Essential steps in this support are taking place in two NCBI projects that are collecting, curating, annotating, organizing and publishing a host of gene-based information. The Reference Sequence project, RefSeq (http://www.ncbi.nlm.nih.gov/LocusLink/refseq.html), provides reference sequence standards for naturally occurring transcription- and translation-related polymers, including DNA, mRNA and proteins. These standards will provide stable reference points not only for mutation analyses and polymorphism discovery, but for gene expression studies as well. LocusLink (http://www.ncbi.nlm.nih.Gov/LocusLink/), which is closely related to RefSeq, provides a single query interface to curated sequence and descriptive information about genetic loci. This information includes official nomenclature, aliases, sequence accession numbers, phenotypes, EC numbers, MIM numbers, UniGene clusters, map information and relevant web sites.

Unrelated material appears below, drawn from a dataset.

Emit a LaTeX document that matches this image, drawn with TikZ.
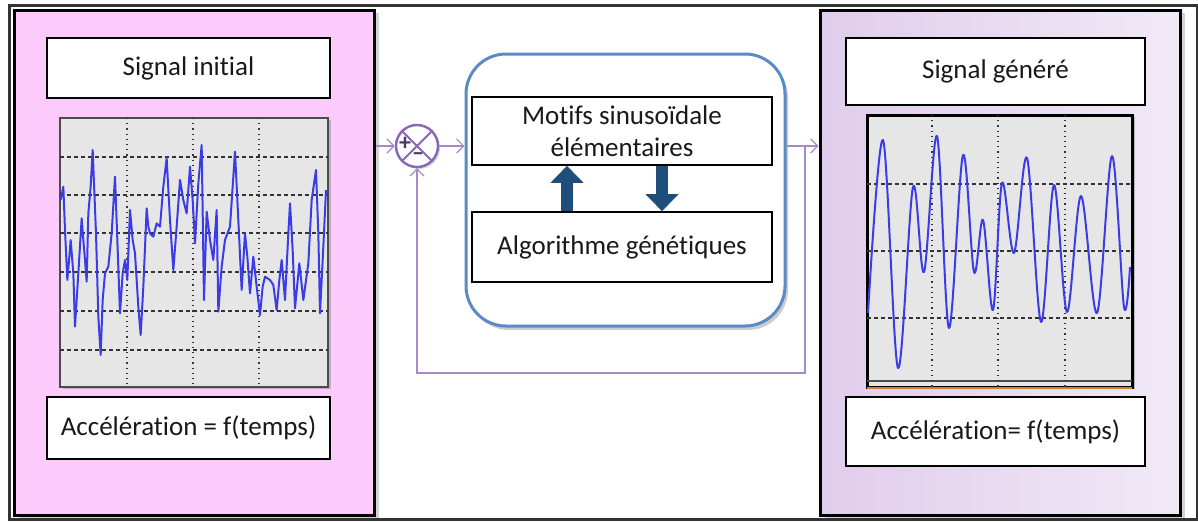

NCBI has been actively dealing with gene expression data through its storage and analysis of expressed sequence tag (EST) and serial analysis of gene expression (SAGE) data. For several years, NCBI has been acting as a public repository for EST data through the dbEST database (http://www.ncbi.nlm.nih.Gov/dbEST/), and annotating this sequence information with gene, source and frequency information via the UniGene project (http://www.ncbi.nlm.nih.Gov/UniGene) and participation in the Cancer Genome Anatomy Project (http://www.ncbi.nlm.nih.Gov/CGAP). More recently, NCBI has developed a SAGE repository and several on-line tools for the exploration of that gene expression information (http://www.ncbi.nlm.nih.Gov/SAGE).

As a culmination of our efforts in the gene expression arena, NCBI has been exploring the feasibility of a gene expression resource of wider scope. It is anticipated that this resource would accept gene expression data from various sources, including microarray, high-density array (DNA chip) and SAGE technologies, as well as providing a number of precomputed analyses and on-line tools for the exploration of this data.